§ **Task details**:
Leave out the pictures and set down exactly the lines from the start of the listing through the one with "const sampleStepMin = 10;", both included.
|---|
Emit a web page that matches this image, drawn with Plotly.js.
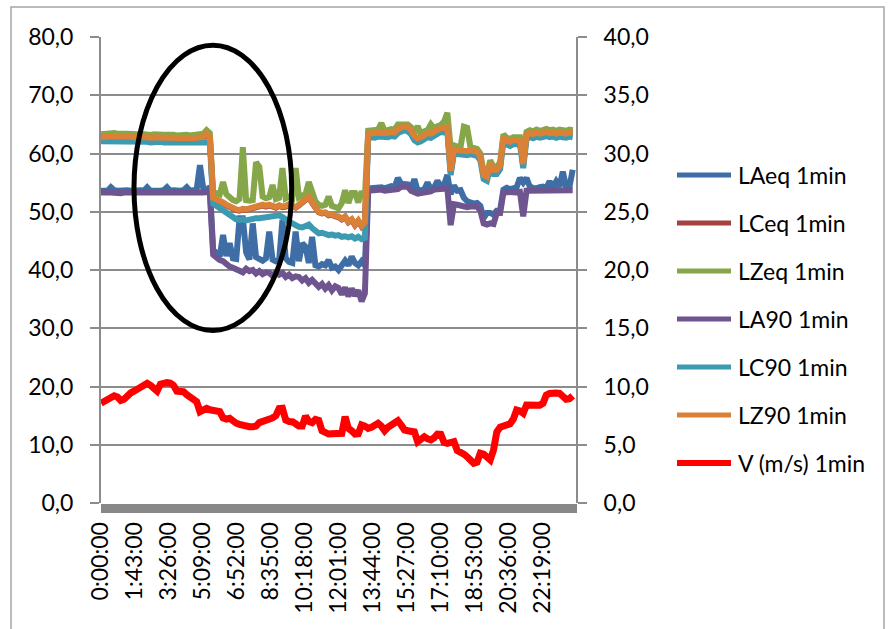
<!DOCTYPE html>
<html>
<head>
<meta charset="utf-8">
<script src="https://cdn.plot.ly/plotly-3.0.1.min.js"></script>
<style>
html,body{margin:0;padding:0;background:#fff;}
#chart{width:891px;height:629px;}
</style>
</head>
<body>
<div id="chart"></div>
<script>
const seriesNames = ['LAeq 1min','LCeq 1min','LZeq 1min','LA90 1min','LC90 1min','LZ90 1min','V (m/s) 1min'];
const seriesColors = ['#3F6EA6','#A5423F','#86A64A','#6F5590','#3C9AB1','#DA8137','#FF0000'];
const sampleStepMin = 10;

const tickMinutes = [0,103,206,309,412,515,618,721,824,927,1030,1133,1236,1339];
const tickLabels = ['0:00:00','1:43:00','3:26:00','5:09:00','6:52:00','8:35:00','10:18:00','12:01:00','13:44:00','15:27:00','17:10:00','18:53:00','20:36:00','22:19:00'];

const LAeq = [
53.6,53.7,53.6,54.2,53.7,53.6,53.7,53.6,53.7,53.6,
53.7,53.6,53.7,53.6,54.2,53.6,53.7,53.6,53.6,53.7,
54.2,53.6,53.7,53.6,53.6,53.7,54.2,53.6,53.7,53.8,
58.0,54.0,53.8,54.2,
43.5,42.8,42.3,46.0,42.4,44.6,42.0,41.9,48.9,48.9,
43.0,41.8,48.0,42.2,41.8,41.6,42.0,46.6,41.8,41.5,
41.6,48.6,42.0,41.4,41.2,46.6,41.5,44.6,44.0,41.2,
45.7,40.8,40.6,41.0,40.8,41.7,40.4,40.6,40.0,41.0,
41.6,40.8,42.3,41.2,40.8,41.5,40.8,
54.0,54.1,54.0,54.1,54.2,54.0,54.1,54.4,54.2,55.8,
54.8,54.8,54.7,54.0,55.6,53.6,53.7,53.8,55.0,53.9,
54.2,55.3,54.4,54.6,56.3,53.0,54.5,53.6,53.7,52.4,
51.8,51.5,51.4,51.5,51.0,48.9,49.8,49.8,49.5,50.2,
50.3,53.8,54.1,53.9,54.0,54.2,55.8,55.0,55.8,54.3,
54.1,54.0,54.2,54.3,54.1,55.2,54.2,55.2,54.3,56.9,
54.3,54.2,57.2
];

const LCeq = [
62.7,62.8,62.7,62.8,62.9,62.8,62.7,62.8,62.8,62.7,
62.8,62.7,62.8,62.7,62.7,62.6,62.7,62.6,62.7,62.6,
62.6,62.7,62.6,62.5,62.6,62.5,62.6,62.5,62.6,62.5,
62.6,62.7,63.2,62.8,
52.3,52.1,51.8,51.5,51.1,50.8,50.5,50.3,50.2,50.4,
50.3,50.5,50.5,50.8,50.9,51.1,50.9,51.1,50.9,50.7,
51.0,50.8,50.9,51.2,50.9,50.7,51.1,51.5,51.9,52.5,
51.5,50.5,49.9,49.7,49.8,49.4,49.5,49.2,49.1,48.7,
49.1,48.2,48.6,47.7,48.4,47.5,48.1,
63.3,63.4,63.3,63.5,63.4,63.3,63.4,63.6,63.5,64.1,
64.5,64.6,64.4,63.9,62.9,62.5,62.7,63.2,63.4,63.3,
63.7,64.1,64.3,64.2,64.4,56.9,60.6,60.5,60.4,60.5,
60.3,60.5,60.4,60.2,59.4,56.2,55.9,58.2,57.1,57.1,
57.9,62.7,62.1,61.9,62.2,62.1,62.2,58.1,63.1,63.4,
63.2,63.5,63.3,63.4,63.6,63.4,63.5,63.3,63.5,63.4,
63.3,63.5,63.4
];

const LZeq = [
63.3,63.4,63.3,63.4,63.5,63.4,63.3,63.4,63.4,63.3,
63.4,63.3,63.4,63.3,63.3,63.2,63.3,63.2,63.3,63.2,
63.2,63.3,63.2,63.1,63.2,63.1,63.2,63.1,63.2,63.1,
63.3,63.4,64.0,63.5,
53.0,53.2,53.0,55.1,53.0,52.3,52.0,51.8,52.2,61.1,
52.0,51.9,52.0,58.5,57.7,52.6,52.3,52.5,54.6,52.2,
52.4,57.5,52.3,52.6,52.3,57.5,52.5,52.8,53.0,55.1,
53.2,51.8,51.2,51.0,51.2,52.6,51.0,50.8,50.6,51.5,
53.7,51.5,53.2,53.2,51.6,53.5,52.4,
63.9,64.0,63.9,64.1,65.2,63.9,64.0,64.2,64.1,65.0,
65.0,65.1,65.0,64.5,63.5,64.7,63.3,63.8,64.0,65.0,
64.3,64.7,64.9,65.5,67.0,61.0,61.4,61.2,61.1,64.6,
64.4,61.1,61.0,60.8,60.0,56.8,56.5,58.8,57.7,57.7,
58.5,63.3,62.7,62.5,62.8,62.7,62.8,58.7,63.7,64.0,
63.8,64.1,63.9,64.0,64.2,64.0,64.1,63.9,64.1,64.0,
63.9,64.1,64.0
];

const LA90 = [
53.3,53.2,53.3,53.3,53.2,53.3,53.2,53.3,53.3,53.2,
53.3,53.2,53.3,53.2,53.2,53.2,53.3,53.2,53.2,53.1,
53.2,53.2,53.1,53.2,53.1,53.2,53.1,53.2,53.2,53.1,
53.2,53.3,53.4,53.3,
42.6,42.0,41.7,41.5,41.0,40.6,40.4,40.1,40.0,39.6,
40.2,39.8,40.0,39.4,39.8,39.3,39.6,39.5,39.0,39.6,
39.2,39.5,38.8,39.2,38.6,38.9,38.8,38.2,38.6,37.8,
38.3,37.5,37.1,37.6,36.8,37.4,36.5,37.2,36.9,35.8,
37.0,35.5,36.8,35.6,36.5,34.6,36.0,
53.6,53.7,53.6,53.7,53.8,53.6,53.7,53.8,53.7,53.9,
54.3,54.4,54.3,53.6,53.2,53.1,53.2,53.3,53.2,53.5,
53.8,53.9,54.0,54.0,54.0,47.7,51.3,51.2,51.0,50.9,
50.8,50.9,50.8,50.9,50.2,48.0,47.8,48.0,47.9,49.8,
49.8,53.3,53.4,53.3,53.4,53.3,53.4,49.2,53.6,53.6,
53.5,53.6,53.7,53.6,53.7,53.6,53.7,53.6,53.7,53.6,
53.7,53.6,53.7
];

const LC90 = [
62.1,62.1,62.0,62.1,62.2,62.1,62.0,62.1,62.1,62.0,
62.1,62.0,62.1,62.0,62.0,61.9,62.0,61.9,62.0,61.9,
61.9,62.0,61.9,61.8,61.9,61.8,61.9,61.8,61.9,61.8,
61.9,62.0,62.0,61.9,
51.4,51.0,50.4,50.0,49.6,49.2,48.9,48.7,48.6,48.7,
48.5,48.7,48.8,48.9,48.9,49.0,49.1,49.2,49.1,49.3,
49.4,49.1,48.6,48.3,48.0,47.6,47.4,47.3,47.5,47.8,
47.2,46.8,46.3,46.4,46.2,46.0,46.1,45.9,46.0,45.7,
45.8,45.6,45.8,45.4,45.7,45.3,45.5,
62.7,62.8,62.7,62.9,62.8,62.7,62.8,63.0,62.9,63.5,
63.9,64.0,63.8,63.3,62.3,61.9,62.1,62.6,62.8,62.7,
63.1,63.5,63.7,63.6,63.8,56.3,60.0,59.9,59.8,59.9,
59.7,59.9,59.8,59.6,58.8,55.6,55.3,57.6,56.5,56.5,
57.3,62.1,61.5,61.3,61.6,61.5,61.6,57.5,62.5,62.8,
62.6,62.9,62.7,62.8,63.0,62.8,62.9,62.7,62.9,62.8,
62.7,62.9,62.8
];

const LZ90 = [
62.8,62.9,62.8,62.9,63.0,62.9,62.8,62.9,62.9,62.8,
62.9,62.8,62.9,62.8,62.8,62.7,62.8,62.7,62.8,62.7,
62.7,62.8,62.7,62.6,62.7,62.6,62.7,62.6,62.7,62.6,
62.7,62.8,63.4,62.9,
52.4,52.2,51.9,51.6,51.2,50.9,50.6,50.4,50.3,50.5,
50.4,50.6,50.6,50.9,51.0,51.2,51.0,51.2,51.0,50.8,
51.1,50.9,51.0,51.3,51.0,50.8,51.2,51.6,52.0,52.6,
51.6,50.6,50.0,49.8,49.9,49.5,49.6,49.3,49.2,48.8,
49.2,48.3,48.7,47.8,48.5,47.6,48.2,
63.4,63.5,63.4,63.6,63.5,63.4,63.5,63.7,63.6,64.2,
64.6,64.7,64.5,64.0,63.0,62.6,62.8,63.3,63.5,63.4,
63.8,64.2,64.4,64.3,64.5,57.0,60.7,60.6,60.5,60.6,
60.4,60.6,60.5,60.3,59.5,56.3,56.0,58.3,57.2,57.2,
58.0,62.8,62.2,62.0,62.3,62.2,62.3,58.2,63.2,63.5,
63.3,63.6,63.4,63.5,63.7,63.5,63.6,63.4,63.6,63.5,
63.4,63.6,63.5
];

const windSpeed = [
8.56,8.7,8.9,9.1,9.2,9.1,8.8,8.9,9.3,9.45,
9.6,9.75,9.8,10.0,10.27,10.1,9.8,9.6,10.2,10.3,
10.33,10.3,10.1,9.6,9.55,9.55,9.3,9.1,9.0,8.7,
7.84,8.0,8.13,8.0,7.9,7.84,7.84,7.3,7.2,7.27,
7.0,6.85,6.75,6.65,6.6,6.55,6.55,6.6,6.9,7.0,
7.04,7.1,7.3,7.5,8.1,8.13,7.12,7.0,6.98,6.8,
6.6,6.6,7.47,7.0,6.9,7.18,7.1,6.2,6.0,5.92,
5.95,5.98,6.0,5.98,7.4,6.4,6.2,5.92,5.95,6.7,
6.6,6.41,6.5,6.6,6.84,6.6,6.2,6.5,6.7,6.9,
7.06,6.7,6.27,6.2,6.12,6.1,5.26,5.5,5.69,5.5,
5.41,5.6,5.92,5.9,5.2,5.12,5.2,5.26,4.5,4.4,
4.2,3.97,3.7,3.41,3.5,4.27,4.2,3.9,3.7,4.55,
6.1,6.5,6.6,6.7,6.8,7.2,7.98,7.9,7.7,8.41,
8.4,8.3,8.27,8.4,8.56,9.27,9.4,9.47,9.45,9.42,
9.1,8.9,8.95,9.2
];

// ---------- LAYOUT CONSTANTS (pixels) ----------
const W = 891, H = 629;
const PL = 101, PR = 576, PT = 37, PB = 503;
const FONT = 'Lato, "Open Sans", sans-serif';
const FS = 23;
const gridCol = '#8c8c8c';

const levelSeries = [LAeq, LCeq, LZeq, LA90, LC90, LZ90];
const traces = levelSeries.map((ys, i) => ({
  type: 'scatter', mode: 'lines', name: seriesNames[i],
  x0: 0, dx: sampleStepMin, y: ys, yaxis: 'y',
  line: {color: seriesColors[i], width: 6, shape: 'linear'}, hoverinfo: 'skip'
}));
traces.push({
  type: 'scatter', mode: 'lines', name: seriesNames[6],
  x0: 0, dx: sampleStepMin, y: windSpeed, yaxis: 'y2',
  line: {color: seriesColors[6], width: 7}, hoverinfo: 'skip'
});

const px2x = px => (px - PL) / (PR - PL);
const px2y = py => (PB - py) / (PB - PT);

const shapes = [];
const annotations = [];
// outer chart frame
shapes.push({type:'rect', xref:'paper', yref:'paper',
  x0: px2x(11), x1: px2x(884), y0: px2y(660), y1: px2y(7),
  line:{color:'#a6a6a6', width:1.5}, fillcolor:'rgba(0,0,0,0)', layer:'below'});
// highlight ellipse
shapes.push({type:'circle', xref:'x', yref:'y', x0:100, x1:578, y0:29.6, y1:78.6,
  line:{color:'#000', width:5}, layer:'above'});
// legend
const legTop = 175, legStep = 48;
seriesNames.forEach((nm, i) => {
  const yc = px2y(legTop + i * legStep);
  shapes.push({type:'line', xref:'paper', yref:'paper', x0:px2x(677), x1:px2x(731), y0:yc, y1:yc,
    line:{color: seriesColors[i], width: i === 6 ? 6 : 5}});
  annotations.push({xref:'paper', yref:'paper', x:px2x(736), y:yc, xanchor:'left', yanchor:'middle',
    text: nm, showarrow:false, font:{family:FONT, size:FS, color:'#000'}});
});

const layout = {
  width: W, height: H,
  margin: {l: PL, r: W - PR, t: PT, b: H - PB, pad: 0},
  paper_bgcolor: '#fff', plot_bgcolor: '#fff',
  separators: ', ',
  font: {family: FONT, size: FS, color: '#000'},
  showlegend: false,
  xaxis: {
    range: [0, 1440], tickmode: 'array', tickvals: tickMinutes, ticktext: tickLabels,
    tickangle: -90, ticks: 'outside', ticklen: 9, tickwidth: 1, tickcolor: '#888',
    showgrid: false, zeroline: false, showline: false, fixedrange: true,
    tickfont: {family: FONT, size: FS, color: '#000'},
    minor: {ticks: 'outside', ticklen: 9, tickwidth: 1, tickcolor: '#888', tick0: 0, dtick: 1, showgrid: false}
  },
  yaxis: {
    range: [0, 80], dtick: 10, tick0: 0, tickformat: '.1f',
    showgrid: true, gridcolor: gridCol, gridwidth: 2,
    showline: true, linecolor: gridCol, linewidth: 2,
    ticks: 'outside', ticklen: 9, tickwidth: 2, tickcolor: gridCol,
    zeroline: false, ticklabelstandoff: 12, fixedrange: true,
    tickfont: {family: FONT, size: FS, color: '#000'}
  },
  yaxis2: {
    range: [0, 40], dtick: 5, tick0: 0, tickformat: '.1f',
    overlaying: 'y', side: 'right', showgrid: false,
    showline: true, linecolor: gridCol, linewidth: 2,
    ticks: 'outside', ticklen: 9, tickwidth: 2, tickcolor: gridCol,
    zeroline: false, ticklabelstandoff: 12, fixedrange: true,
    tickfont: {family: FONT, size: FS, color: '#000'}
  },
  shapes: shapes,
  annotations: annotations
};

Plotly.newPlot('chart', traces, layout, {staticPlot: true, displayModeBar: false});
</script>
</body>
</html>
|---|
§ **Problem solution**:
Emit a web page that matches this image, drawn with Plotly.js.
<!DOCTYPE html>
<html>
<head>
<meta charset="utf-8">
<script src="https://cdn.plot.ly/plotly-3.0.1.min.js"></script>
<style>
html,body{margin:0;padding:0;background:#fff;}
#chart{width:891px;height:629px;}
</style>
</head>
<body>
<div id="chart"></div>
<script>
const seriesNames = ['LAeq 1min','LCeq 1min','LZeq 1min','LA90 1min','LC90 1min','LZ90 1min','V (m/s) 1min'];
const seriesColors = ['#3F6EA6','#A5423F','#86A64A','#6F5590','#3C9AB1','#DA8137','#FF0000'];
const sampleStepMin = 10;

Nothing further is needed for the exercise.